Während Ende September 2011 die palästinensische Bevölkerung in der Westbank auf den Straßen tanzte, als Abbas vor der UN-Vollversammlung den Antrag auf Mitgliedschaft begründete, wird der Präsident diesmal – wenn ihm die israelische Regierung die Ausreise genehmigt – mit leerem Gepäck nach New York fliegen. Die Europäische Union hat bereits für eine Verschiebung plädiert. Abbas bleibt nur der Versuch des diplomatischen Durchmarschs, den er politisch nicht gewinnen kann, der aber vielleicht zu Hause seinem Prestige guttut.

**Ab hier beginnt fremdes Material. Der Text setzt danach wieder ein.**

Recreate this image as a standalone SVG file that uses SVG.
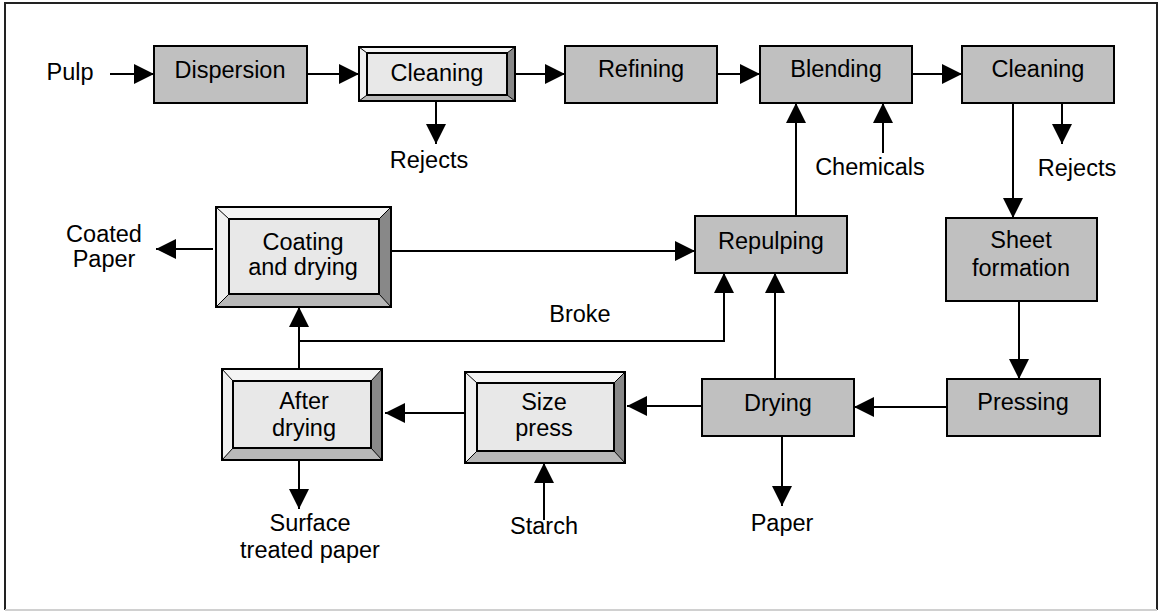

"Besser wäre es, den Juden zu helfen"
In asymmetrischen Kriegen bei erhöhter militärischer Schlagkraft von irregulären Milizen versagt die deutsche Staatsräson. Aus Anlass seines 70. Geburtstages brachte Daniel Barenboim die Zusage Angela Merkels im Interview mit der „Frankfurter Allgemeinen Zeitung“ in zwei Sätzen auf den Punkt: Es sei „alles andere als Luxus, wenn man sich weigert, die dumme Politik von Herrn Netanjahu zu unterstützen, so, wie Deutschland es macht, immer noch aus einem historischen Schuldgefühl heraus. Besser wäre es, den Juden zu helfen bei den Problemen, die sie heute mit den Arabern haben.“ Immerhin haben es Gaza und Jerusalem geschafft, dass außer Syrien der Nahostkonflikt wieder auf die Tagesordnung der internationalen Diplomatie zurückkehrt.